Azure based Solution Design

Architecture Overview

  1. IoT Ingestion: IoT Hub → Event Hubs → Cosmos DB

  2. Data Processing: Stream Analytics → Cosmos DB

  3. Hourly Aggregation & Reporting: Timer-Triggered Azure Function → Cosmos DB → Email Notifications

Implementation Steps

1. IoT Data Collection

  • Set Up Azure IoT Hub (an entry point for IoT Telemetrics) with Device Provisioning Service (DPS) to register source IoT devices to simplify and automate device registration & provisioning at scale.

  • Connect IoT Hub to Event Hubs (acts as a buffer and route IoT messages to downstream systems).

2. Data Processing and Storage

  • Stream Analytics: Process data from Event Hubs and write to Cosmos DB.

  • Storage: Use Cosmos DB for scalable, distributed storage.

3. Aggregate Data Hourly: Schedule an hourly Timer-Triggered Azure Function to store hourly aggregated telemetrics into Cosmos DB.

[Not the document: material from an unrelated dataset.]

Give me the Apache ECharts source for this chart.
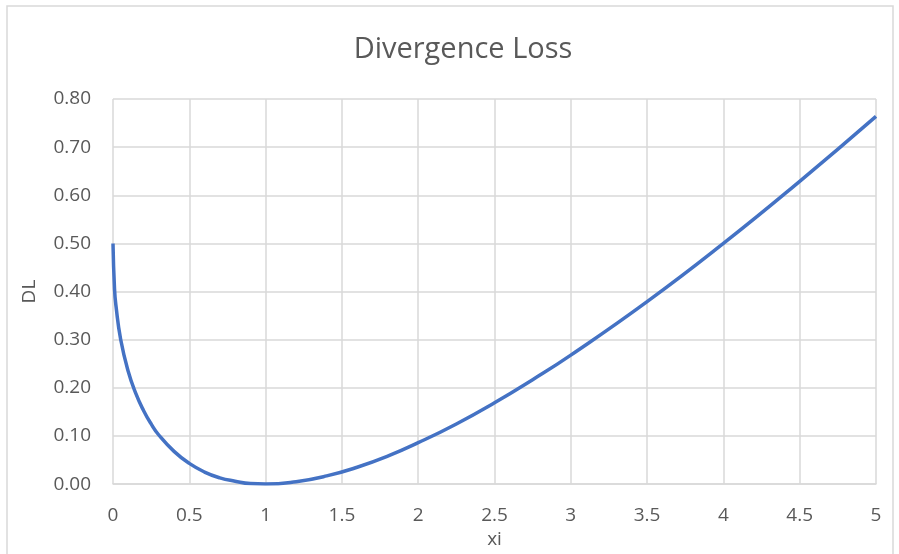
<!DOCTYPE html>
<html>
<head>
<meta charset="utf-8">
<script src="https://cdn.jsdelivr.net/npm/echarts@6/dist/echarts.min.js"></script>
<style>
  html, body { margin: 0; padding: 0; background: #fff; }
  #chart { width: 899px; height: 554px; }
</style>
</head>
<body>
<div id="chart"></div>
<script>
// values
var xi = [0, 0.01, 0.02, 0.05, 0.1, 0.15, 0.2, 0.25, 0.3, 0.4, 0.5, 0.6, 0.7, 0.8, 0.9, 1.0,
          1.2, 1.4, 1.6, 1.8, 2.0, 2.25, 2.5, 2.75, 3.0, 3.5, 4.0, 4.5, 5.0];
var dl = [0.500, 0.405, 0.369, 0.301, 0.234, 0.188, 0.153, 0.125, 0.102, 0.068, 0.043, 0.025, 0.013, 0.006, 0.001, 0.000,
          0.005, 0.017, 0.035, 0.058, 0.086, 0.125, 0.169, 0.217, 0.268, 0.379, 0.500, 0.629, 0.764];

window.onload = function () {
  var myChart = echarts.init(document.getElementById('chart'));

  var pts = xi.map(function (x, i) { return [x, dl[i]]; });

  var option = {
    backgroundColor: '#fff',
    textStyle: { fontFamily: 'Open Sans, Noto Sans, sans-serif' },
    title: {
      text: 'Divergence Loss',
      left: 458,
      textAlign: 'center',
      top: 30,
      textStyle: { fontSize: 29, fontWeight: 'normal', color: '#595959', fontFamily: 'Open Sans, sans-serif' }
    },
    graphic: [{
      type: 'rect',
      shape: { x: 7, y: 6, width: 886, height: 560 },
      style: { fill: 'none', stroke: '#d9d9d9', lineWidth: 1.5 },
      silent: true
    }],
    grid: { left: 113, right: 23, top: 99, bottom: 67 },
    xAxis: {
      type: 'value',
      min: 0, max: 5, interval: 0.5,
      name: 'xi',
      nameLocation: 'middle',
      nameGap: 31,
      nameTextStyle: { fontSize: 19, color: '#595959' },
      axisLine: { show: true, lineStyle: { color: '#d9d9d9', width: 1.5 } },
      axisTick: { show: false },
      axisLabel: { fontSize: 19, color: '#595959', margin: 22 },
      splitLine: { show: true, lineStyle: { color: '#d9d9d9', width: 1.5 } }
    },
    yAxis: {
      type: 'value',
      min: 0, max: 0.8, interval: 0.1,
      name: 'DL',
      nameLocation: 'middle',
      nameGap: 74,
      nameTextStyle: { fontSize: 19, color: '#595959' },
      axisLine: { show: false },
      axisTick: { show: false },
      axisLabel: { fontSize: 19, color: '#595959', margin: 22, formatter: function (v) { return v.toFixed(2); } },
      splitLine: { show: true, lineStyle: { color: '#d9d9d9', width: 1.5 } }
    },
    series: [{
      type: 'line',
      data: pts,
      smooth: true,
      showSymbol: false,
      lineStyle: { color: '#4472C4', width: 3.5 },
      itemStyle: { color: '#4472C4' }
    }]
  };

  myChart.setOption(option);
};
</script>
</body>
</html>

4. Notifications: Using Azure Cosmos DB extension in Azure Function to hook up with Cosmos DB trigger to send email notification of those generated aggregated telemetrics by injecting into an email template then sending the generated email content via Office 365 Outlook connector.

Benefits of This Approach

  • Scalability: Azure services like IoT Hub, Event Hubs & Cosmos DB are designed for massive scale.

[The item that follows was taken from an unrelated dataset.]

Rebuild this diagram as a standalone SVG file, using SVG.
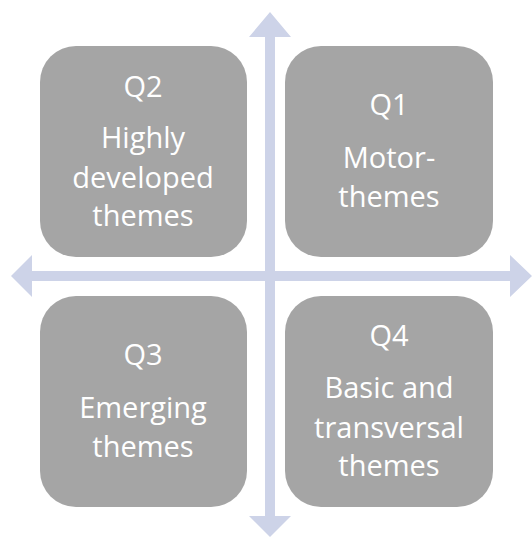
<svg xmlns="http://www.w3.org/2000/svg" width="532" height="537" viewBox="0 0 532 537">
<style>
.box{fill:#a5a5a5}
.arr{fill:#cdd3e8}
.t{font-family:"Open Sans","Liberation Sans",sans-serif;font-size:29px;fill:#ffffff;text-anchor:middle}
</style>
<rect width="532" height="537" fill="#ffffff"/>
<g id="connectors">
<polygon class="arr" points="265,37 249,37 270,12 291,37 275,37 275,516 291,516 270,537 249,516 265,516"/>
<polygon class="arr" points="32,271 32,255 11,276 32,297 32,281 510,281 510,297 532,276 510,255 510,271"/>
</g>
<g id="q2">
<rect class="box" x="40" y="46" width="207" height="211" rx="36"/>
<text class="t" x="143" y="97">Q2</text>
<text class="t" x="143" y="148">Highly</text>
<text class="t" x="143" y="188">developed</text>
<text class="t" x="143" y="226">themes</text>
</g>
<g id="q1">
<rect class="box" x="285" y="46" width="208" height="211" rx="36"/>
<text class="t" x="389" y="115">Q1</text>
<text class="t" x="389" y="168">Motor-</text>
<text class="t" x="389" y="207">themes</text>
</g>
<g id="q3">
<rect class="box" x="40" y="296" width="207" height="211" rx="36"/>
<text class="t" x="143" y="365">Q3</text>
<text class="t" x="143" y="418">Emerging</text>
<text class="t" x="143" y="457">themes</text>
</g>
<g id="q4">
<rect class="box" x="285" y="296" width="208" height="211" rx="36"/>
<text class="t" x="389" y="346">Q4</text>
<text class="t" x="389" y="398">Basic and</text>
<text class="t" x="389" y="438">transversal</text>
<text class="t" x="389" y="476">themes</text>
</g>
</svg>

  • Cost Efficiency: Pay-as-you-go pricing for compute and storage.

  • Real-Time and Batch: Handles both real-time telemetry ingestion and hourly batch processing.

  • Flexible Notifications: Email notifications can be extended to include SMS or webhook alerts.

Conclusion

Each solution offers unique benefits tailored to specific technical and operational needs:

  • AWS: Ideal for seamless integration with AWS services and rapid scaling.

  • Open-Source: Suited for cost-conscious projects with flexibility requirements.

  • Azure: Best for enterprises already invested in the Azure ecosystem.